Westenhanger (Estonhanger), Kent

         

Images: exterior views of Westenhanger (photos by C.A. Stanford) and plan of Westenhanger from a seventeenth-century drawing, reproduced from George Clinch, “Notes on the Remains of Westenhanger House, Kent,” Archaeologia Cantiana 31(1915): 78.a.

Acquired: 1540

Westenhanger was a large moated mansion begun in the fourteenth century by the Poynings family. When Henry felt the need to acquire a house in southeast Kent, probably due to the intense coastal fortification construction he had begun for national defense, he acquired the estate by exchange with the current owner. The king expanded the park and paid for some additional building works, such as enlarged kitchens and a new drawbridge over the moat, besides the usual repairs and refurbishment required before a royal visit, which Henry seems to have made in 1544.
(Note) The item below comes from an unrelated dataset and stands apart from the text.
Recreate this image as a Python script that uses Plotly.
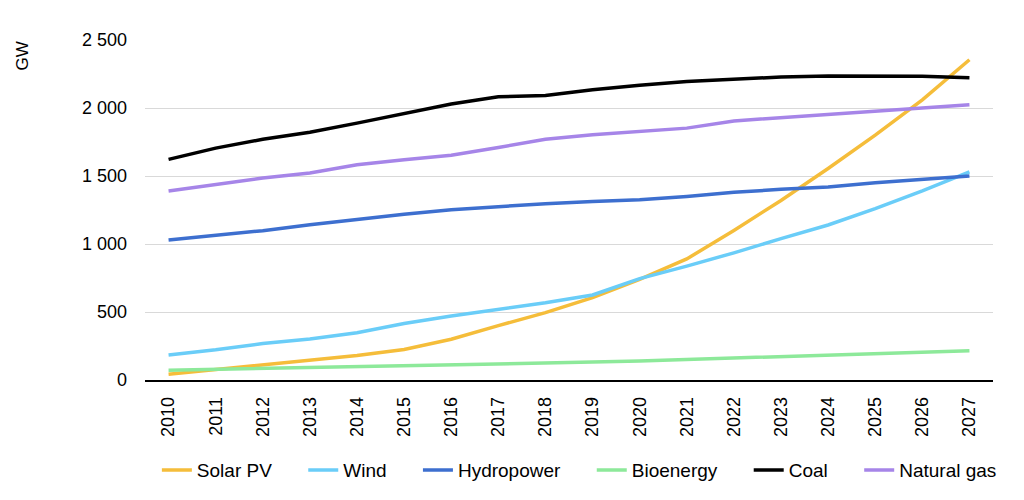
import plotly.graph_objects as go

years = [str(y) for y in range(2010, 2028)]

solar_pv = [42, 75, 108, 142, 180, 225, 300, 400, 495, 605, 740, 890, 1100, 1320, 1555, 1800, 2060, 2355]
wind = [184, 222, 268, 302, 348, 416, 470, 518, 568, 625, 745, 837, 935, 1040, 1140, 1260, 1390, 1530]
hydropower = [1030, 1062, 1098, 1142, 1182, 1218, 1252, 1276, 1296, 1312, 1326, 1350, 1380, 1402, 1420, 1450, 1478, 1500]
bioenergy = [72, 78, 85, 92, 98, 105, 112, 118, 125, 132, 140, 150, 160, 170, 180, 192, 203, 215]
coal = [1622, 1705, 1770, 1822, 1889, 1960, 2030, 2082, 2092, 2134, 2168, 2195, 2210, 2228, 2236, 2236, 2233, 2222]
natural_gas = [1390, 1438, 1485, 1522, 1583, 1620, 1652, 1710, 1770, 1803, 1830, 1852, 1905, 1928, 1953, 1978, 2002, 2024]

series = [
    ("Solar PV", solar_pv, "#F5BD3A"),
    ("Wind", wind, "#6ACDF8"),
    ("Hydropower", hydropower, "#3D6FCF"),
    ("Bioenergy", bioenergy, "#8DE99A"),
    ("Coal", coal, "#000000"),
    ("Natural gas", natural_gas, "#A685E8"),
]

pad = "\u00a0" * 5  # wider gaps between legend entries

fig = go.Figure()
for i, (name, vals, color) in enumerate(series):
    label = name if i == len(series) - 1 else name + pad
    fig.add_trace(go.Scatter(x=years, y=vals, name=label, mode="lines",
                             line=dict(color=color, width=3.5)))

# page has an 8px body margin, so margins are offset by that
fig.update_layout(
    width=1024, height=500,
    margin=dict(l=137, r=39, t=32, b=128),
    plot_bgcolor="white", paper_bgcolor="white",
    font=dict(family="Liberation Sans, Arial", size=18, color="black"),
    separators=". ",
    showlegend=True,
    legend=dict(orientation="h", x=0.014, xanchor="left", y=-0.265, yanchor="middle",
                font=dict(size=19), itemwidth=30, tracegroupgap=0),
)
fig.update_xaxes(type="category", range=[-0.5, 17.5], tickangle=-90, showgrid=False,
                 showline=True, linecolor="black", linewidth=1.5, ticks="",
                 ticklabelstandoff=8)
fig.update_yaxes(range=[0, 2500], dtick=500, tickformat=",d", showgrid=True,
                 gridcolor="#d9d9d9", gridwidth=1, zeroline=False, ticks="",
                 ticklabelstandoff=17)
fig.add_annotation(text="GW", xref="paper", yref="paper", x=-0.145, y=1.0,
                   xanchor="center", yanchor="top", textangle=-90, showarrow=False,
                   font=dict(size=17))

fig.write_html("out.html")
The house evidently contained a hall, a chamber over the hall gate, a tower chamber over a gallery, a tower chamber next to the watching chamber, the king’s privy chamber, a “close gallery,” the queen’s great watching chamber, and a “chamber above the leads before the chapel” (Colvin, 284). None of these survives, as the greater part of the house was pulled down in the eighteenth century, and the farmhouse portions that survive are of uncertain origin.